Nido Early School, Belmont
Client: Nido Early School
lyPa constructed and installed a large selection of bespoke play equipment for Nido’s new childcare center in Belmont. A customised raised climber with double slides and underside hidey-holes allows for children to escape the surrounding activity. Cargo nets and steps provide a variety of access paths to the top of the climber. The inclusion of talking tubes allows kids at the top of the climber to connect with those underneath.
lyPa created a series of cast insitu concrete water creek plinths connected to a water fountain via a water play table with gate. These water play elements sit within a sand pit which allow for an immersive water and sand play experience. The plinths utilise exposed aggregate concrete to create a tactile experience. Within the same sandpit lyPa installed a kitchen bench with a concrete top. This provides an additional opportunity for the children to explore sand and water play.
A selection of other bespoke cubbies were installed including a Shop Front Cubby and a Creeper Cubby. The Creeper Cubby utilizes wire mesh to allow adjacent climbers to cover the structure, producing a cubby space cocooned in vegetation.
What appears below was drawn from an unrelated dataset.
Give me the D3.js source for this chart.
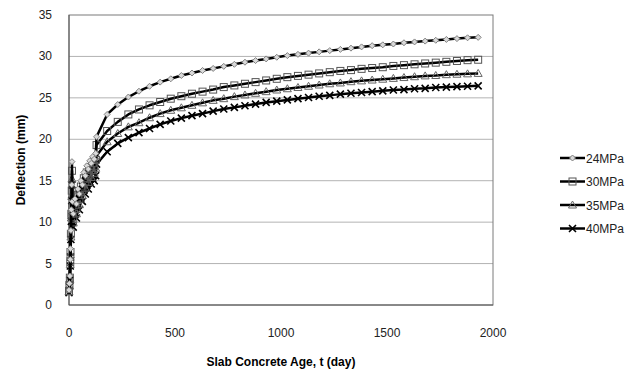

A Magnetic Activity Panel was included which provides a variety of play and learning experiences. It can be used with magnetic numbers and letters; as a story board; for weaving; and when our magnetic channels are used with water or small balls, children can experiment with and learn about basic science principles. In addition, a Blackboard Activity Panel was also included, assisting children to express their creativity, or pass on messages to each other. The blackboard can also be used in role play games, helping children to reflect on, process, and understand experiences had in the classroom.
Other play equipment that was installed as part of the design include a Wigwam, a bird aviary, Balance Sleepers with Stumps and Jarrah Steppers to create journey pathways. Jarrah clad planters were also installed to grow a variety of planting including sensory and edible plants. The planters have an inner lining to contain the soil, and also a self-contained water reservoir to reduce the frequency of watering.